Good hardware support also is required, and it cannot be taken for granted. Some machines provide efficient ways to get at small data, but some other machines slow down significantly when such operations are used. Whereas radix sorts are simply expressed in terms of the extract-the-digit operation, the task of getting peak performance out of a radix-sorting algorithm can be a fascinating introduction to our hardware and software environment.

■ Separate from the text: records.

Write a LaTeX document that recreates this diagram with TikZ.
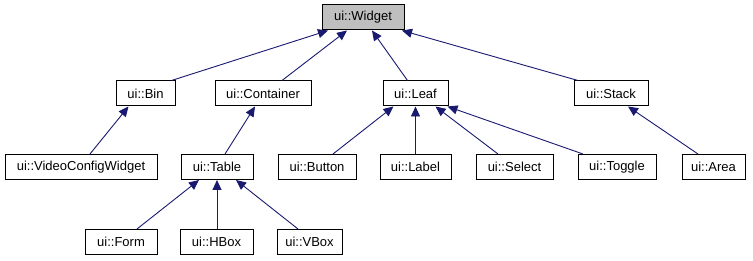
\documentclass[tikz,border=0pt]{standalone}
\usepackage{fontspec}
\setmainfont{Liberation Sans}
\usetikzlibrary{arrows.meta}
\definecolor{edgeblue}{RGB}{25,25,112}
\definecolor{rootgray}{RGB}{191,191,191}
\begin{document}
\begin{tikzpicture}[x=1pt,y=-1pt,
  cls/.style={draw=black, line width=1pt, fill=white, minimum height=25pt,
    inner sep=0pt, font=\fontsize{13}{15}\selectfont},
  root/.style={cls, fill=rootgray},
  edge/.style={draw=edgeblue, line width=0.9pt,
    -{Triangle[length=10pt,width=9pt]}, shorten >=0pt}
]
\useasboundingbox (0,0) rectangle (753,261);

% row 0
\node[root, minimum width=82pt] (widget) at (363,17.5) {ui::Widget};
% row 1
\node[cls, minimum width=59pt] (bin) at (145.5,93.5) {ui::Bin};
\node[cls, minimum width=96pt] (container) at (263,93.5) {ui::Container};
\node[cls, minimum width=65pt] (leaf) at (415.5,93.5) {ui::Leaf};
\node[cls, minimum width=74pt] (stack) at (611,93.5) {ui::Stack};
% row 2
\node[cls, minimum width=152pt] (video) at (81,167) {ui::VideoConfigWidget};
\node[cls, minimum width=72pt] (table) at (217,167) {ui::Table};
\node[cls, minimum width=78pt] (button) at (317,167) {ui::Button};
\node[cls, minimum width=71pt] (label) at (415.5,167) {ui::Label};
\node[cls, minimum width=77pt] (select) at (514.5,167) {ui::Select};
\node[cls, minimum width=78pt] (toggle) at (617,167) {ui::Toggle};
\node[cls, minimum width=63pt] (area) at (713.5,167) {ui::Area};
% row 3
\node[cls, minimum width=72pt] (form) at (121,242) {ui::Form};
\node[cls, minimum width=73pt] (hbox) at (216.5,242) {ui::HBox};
\node[cls, minimum width=65pt] (vbox) at (309.5,242) {ui::VBox};

% inheritance edges (child -> parent)
\draw[edge] ([xshift=26pt]bin.north) -- ([xshift=-35pt]widget.south);
\draw[edge] ([xshift=19pt]container.north) -- ([xshift=-16pt]widget.south);
\draw[edge] ([xshift=-8pt]leaf.north) -- ([xshift=9pt]widget.south);
\draw[edge] ([xshift=-33pt]stack.north) -- ([xshift=39pt]widget.south);

\draw[edge] ([xshift=9pt]video.north) -- ([xshift=-17pt]bin.south);
\draw[edge] ([xshift=8pt]table.north) -- ([xshift=-8pt]container.south);
\draw[edge] ([xshift=16pt]button.north) -- ([xshift=-22pt]leaf.south);
\draw[edge] (label.north) -- (leaf.south);
\draw[edge] ([xshift=-16.5pt]select.north) -- ([xshift=20pt]leaf.south);
\draw[edge] ([xshift=-34pt]toggle.north) -- ([xshift=32pt]leaf.south);
\draw[edge] ([xshift=-15.5pt]area.north) -- ([xshift=17pt]stack.south);

\draw[edge] ([xshift=16pt]form.north) -- ([xshift=-18pt]table.south);
\draw[edge] ([xshift=0.5pt]hbox.north) -- (table.south);
\draw[edge] ([xshift=-11.5pt]vbox.north) -- ([xshift=19pt]table.south);
\end{tikzpicture}
\end{document}
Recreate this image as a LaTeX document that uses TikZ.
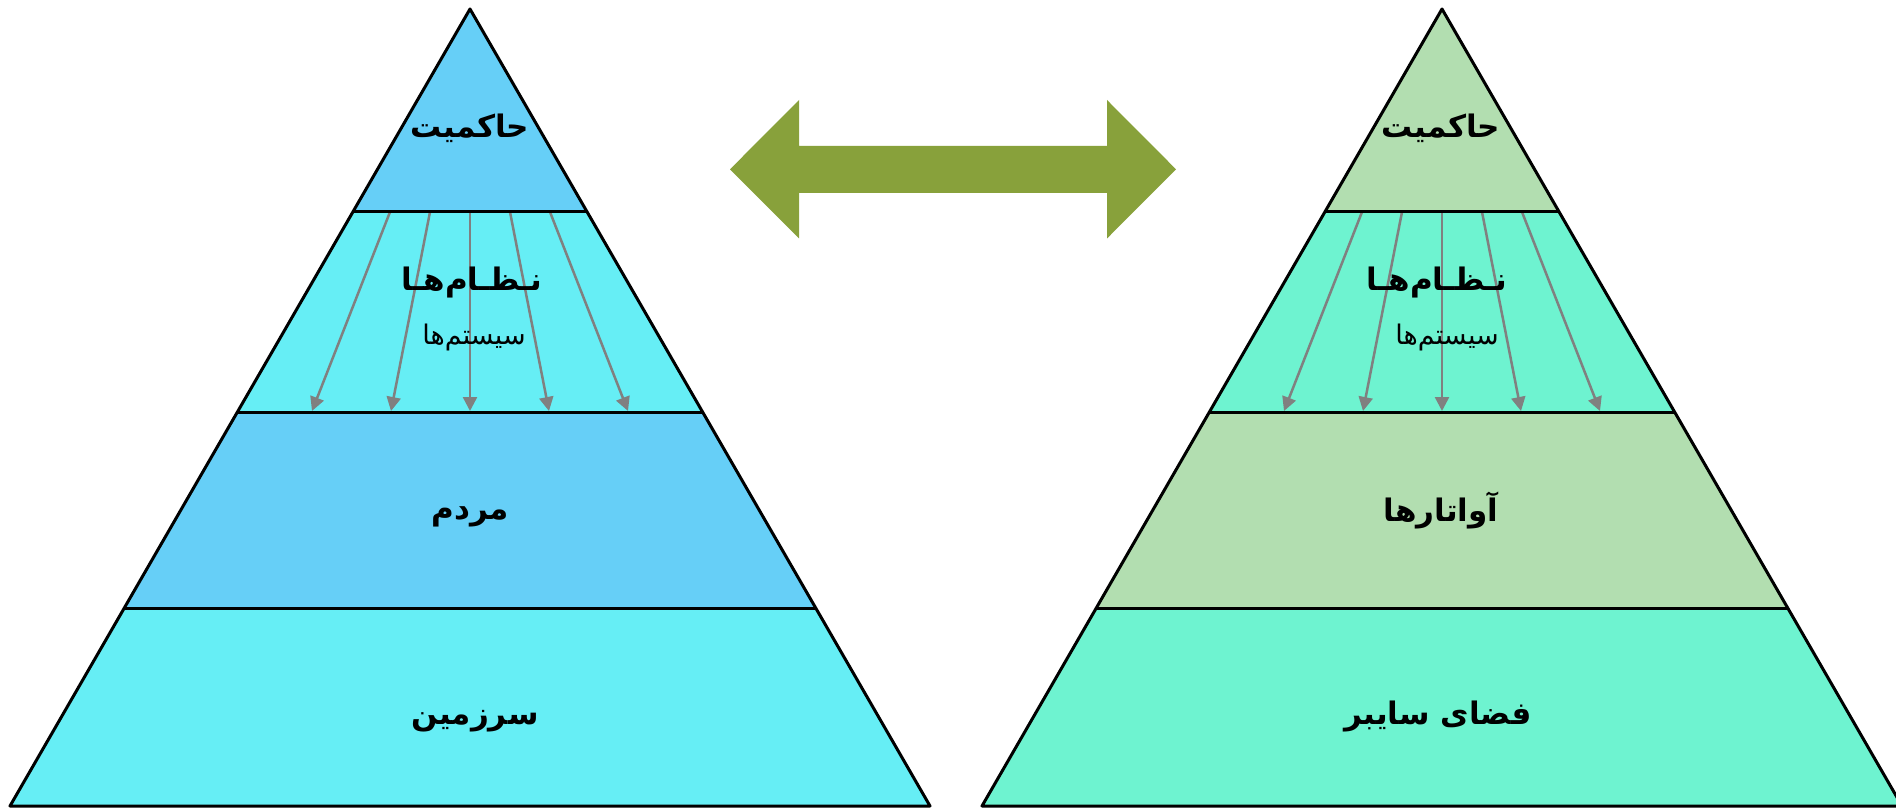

There are two, fundamentally different, basic approaches to radix sorting. The first class of methods involves algorithms that examine the digits in the keys in a left-to-right order, working with the most significant digits first. These methods are generally referred to as most-significant-digit (MSD) radix sorts. MSD radix sorts are attractive because they examine the minimum amount of information necessary to get a sorting job done (see Figure 10.1). MSD radix sorts generalize quicksort, because they partition the file to be sorted according to the leading digits of the keys, then recursively apply the same method to the subfiles. Indeed, when the radix is 2, we implement MSD radix sorting in a manner similar to that for quicksort. The second class of radix-sorting methods is different: They examine the digits in the keys in a right-to-left order, working with the least significant digits first. These methods are generally referred to as least-significant-digit (LSD) radix sorts. LSD radix sorts are somewhat counterintuitive, since they spend processing time on digits that cannot affect the result, but it is easy to ameliorate this problem, and this venerable approach is the method of choice for many sorting applications.
Even though the 11 numbers between 0 and 1 on this list (left) each have 9 digits for a total of 99 digits, we can put them in order (center) by just examining 22 of the digits (right).